Rate limiting is a critical defensive measure to protect your services from being overwhelmed, whether by a malicious denial-of-service attack or by a legitimate but misbehaving client (e.g., a bug in a mobile app causing an infinite request loop). It also helps ensure fair usage and control costs. The best place to implement rate limiting is at the edge, in the API Gateway. This is far more efficient than making every single microservice implement its own rate limiting logic. By centralizing it, you protect your entire internal network. There are several common algorithms for implementing rate limiting. A simple one is the Fixed Window Counter. You might allow 100 requests per user per minute. The gateway counts requests from a user within that 60-second window. If they exceed 100, all subsequent requests in that window are rejected (e.g., with an HTTP 429 Too Many Requests response). The counter then resets at the start of the next minute. A more advanced and smoother version is the Sliding Window algorithm, which keeps a rolling count over the last 60 seconds, avoiding a “thundering herd” of requests at the start of each new window. A more robust and popular algorithm is the Token Bucket. Imagine each user has a bucket that can hold a maximum of 100 tokens. Tokens are added to the bucket at a fixed rate, say, 2 tokens per second. Every request a user makes consumes one token from the bucket. If the user makes a burst of 100 requests, their bucket is emptied, and they must wait for new tokens to be added before they can make more requests. This algorithm is very flexible, as it allows for short bursts of traffic (up to the bucket capacity) while enforcing a sustainable average rate over time. To implement this in a distributed-system, the “bucket” (the user’s token count and last-refill-time) must be stored in a central, high-speed data store, like a distributed cache, that all gateway instances can access.

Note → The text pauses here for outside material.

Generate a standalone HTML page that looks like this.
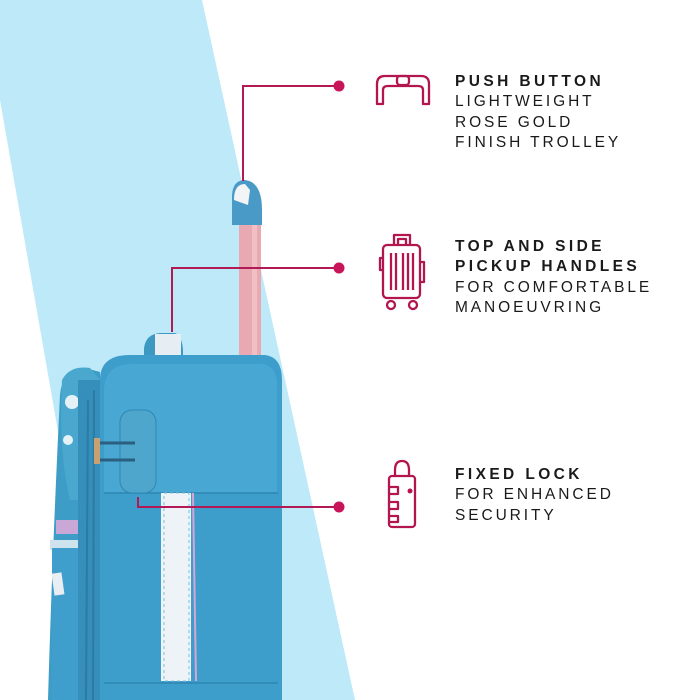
<!DOCTYPE html>
<html><head><style>
html,body{margin:0;padding:0;background:#fff;}
.t{position:absolute;left:455px;font-family:"Liberation Sans",sans-serif;font-size:15.5px;letter-spacing:2.9px;color:#1a1a1a;line-height:20.3px;}
.t b{font-weight:900;letter-spacing:3.4px;}
</style></head><body>
<div style="position:relative;width:700px;height:700px;overflow:hidden;">
<svg width="700" height="700" style="position:absolute;left:0;top:0">
<polygon points="0,0 202,0 355,700 105,700 0,100" fill="#bde9f8"/>
<path d="M60,395 Q62,370 85,368 L100,372 L100,700 L48,700 Q52,560 60,395Z" fill="#3d9dc6"/>
<path d="M62,380 Q70,365 90,368 L100,380 L100,500 L70,500 Q58,450 62,380Z" fill="#4aa8cf"/>
<g fill="#fff" opacity="0.85"><circle cx="72" cy="402" r="7"/><circle cx="68" cy="440" r="5"/><circle cx="86" cy="385" r="5"/></g>
<rect x="56" y="520" width="45" height="14" fill="#c9a8d8"/>
<rect x="50" y="540" width="52" height="10" fill="#cfe3ee"/>
<rect x="52" y="548" width="50" height="152" fill="#3f9ecb"/>
<rect x="53" y="573" width="10" height="22" fill="#e8eef2" transform="rotate(-8 58 584)"/>
<rect x="78" y="380" width="22" height="320" fill="#358fba"/>
<line x1="88" y1="400" x2="86" y2="700" stroke="#2b7ba3" stroke-width="2"/>
<line x1="94" y1="390" x2="93" y2="700" stroke="#2b7ba3" stroke-width="2"/>
<path d="M144,348 Q146,334 160,333 L175,333 Q182,336 183,350 L183,360 L144,360Z" fill="#3d98c2"/>
<rect x="155" y="334" width="26" height="22" fill="#e6eef4"/>
<rect x="239" y="222" width="22" height="140" fill="#e8a9b3"/>
<rect x="252" y="222" width="5" height="140" fill="#f0c0c6"/>
<path d="M232,225 L232,195 Q233,180 245,180 Q262,182 262,210 L262,225Z" fill="#4a9ac8"/>
<path d="M234,200 Q234,184 245,184 L250,190 L248,205Z" fill="#f2f4f6"/>
<path d="M100,380 Q100,355 130,355 L265,355 Q282,357 282,380 L282,700 L100,700Z" fill="#3d9dcb"/>
<path d="M104,388 Q106,364 132,364 L262,364 Q277,366 277,385 L277,493 L104,493Z" fill="#48a7d3"/>
<line x1="104" y1="493" x2="278" y2="493" stroke="#2f86b2" stroke-width="1.5"/>
<line x1="104" y1="683" x2="278" y2="683" stroke="#2f86b2" stroke-width="1.5"/>
<rect x="161" y="493" width="30" height="188" fill="#eef3f7"/>
<rect x="164" y="493" width="25" height="188" fill="none" stroke="#7fbcd8" stroke-width="1" stroke-dasharray="3 3"/>
<line x1="193" y1="493" x2="196" y2="681" stroke="#d6a6d6" stroke-width="2"/>
<rect x="120" y="410" width="36" height="83" rx="12" fill="#4fa6cd" stroke="#2f86b2"/>
<rect x="94" y="438" width="6" height="26" fill="#c9a070"/>
<line x1="100" y1="443" x2="135" y2="443" stroke="#2a5f80" stroke-width="3"/>
<line x1="100" y1="460" x2="135" y2="460" stroke="#2a5f80" stroke-width="3"/>
<g stroke="#b31a55" stroke-width="2" fill="none">
<polyline points="339,86 243,86 243,181"/>
<polyline points="339,268 172,268 172,332"/>
<polyline points="339,507 138,507 138,497"/>
</g>
<g fill="#c8155a"><circle cx="339" cy="86" r="5.5"/><circle cx="339" cy="268" r="5.5"/><circle cx="339" cy="507" r="5.5"/></g>
<g stroke="#b3164f" stroke-width="2.3" fill="none" stroke-linejoin="round">
<path d="M377,104 L377,84 Q377,76 385,76 L421,76 Q429,76 429,84 L429,104 L423,104 L423,90 Q423,86 418,86 L388,86 Q383,86 383,90 L383,104Z"/>
<rect x="397" y="76" width="12" height="9" rx="3"/>
<path d="M394,245 L394,235 L410,235 L410,245 M398,245 L398,239 L406,239 L406,245"/>
<rect x="383" y="245" width="37" height="53" rx="4"/>
<path d="M391,253 L391,290 M396,253 L396,290 M403,253 L403,290 M408,253 L408,290 M413,253 L413,290"/>
<path d="M383,258 L380,258 L380,270 L383,270 M420,262 L424,262 L424,282 L420,282"/>
<circle cx="391" cy="305" r="4"/><circle cx="413" cy="305" r="4"/>
<path d="M395,476 L395,470 Q395,461 402,461 Q409,461 409,470 L409,476"/>
<rect x="389" y="476" width="26" height="51" rx="3"/>
<path d="M389,487 L398,487 L398,494 L389,494 M389,502 L398,502 L398,509 L389,509 M389,516 L398,516 L398,522 L389,522"/>
</g>
<circle cx="410" cy="491" r="2.5" fill="#b3164f"/>
</svg>
<div class="t" style="top:72px"><b>PUSH BUTTON</b><br>LIGHTWEIGHT<br>ROSE GOLD<br>FINISH TROLLEY</div>
<div class="t" style="top:237px"><b>TOP AND SIDE<br>PICKUP HANDLES</b><br>FOR COMFORTABLE<br>MANOEUVRING</div>
<div class="t" style="top:465px"><b>FIXED LOCK</b><br>FOR ENHANCED<br>SECURITY</div>
</div>
</body></html>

What is Chaos Engineering and How Does it Relate to Microservices?
Chaos engineering is the discipline of intentionally and proactively introducing failures into a production system to test its resilience. The concept, popularized by a large streaming service, is that the best way to ensure your system can handle inevitable, random failures is to practice handling random failures. In the context of microservices, a distributed system has many more moving parts and potential failure points than a monolith. You may have circuit breakers, retries, and fallbacks, but how do you know they actually work as intended under real-world load? Chaos engineering is how you find out. Instead of waiting for a service to fail on a Friday afternoon, a chaos engineering tool might be configured to randomly terminate a container running your “Product Service” during business hours. The goal is to observe the system’s response. Do the alerts fire? Does the container orchestrator correctly restart the service? Do the circuit breakers in the “Homepage Service” open correctly? Does the fallback logic (e.g., showing generic bestsellers) kick in? Or does the whole homepage crash? By running these “experiments” in a controlled way in production, you can find and fix weaknesses in your resilience patterns before they cause a real, user-facing outage. Other common experiments include injecting network latency between two services, cutting off network access to a database, or maxing out the CPU on a service instance. It is a proactive, scientific approach to building confidence in your system’s ability to withstand the turbulent reality of a distributed environment.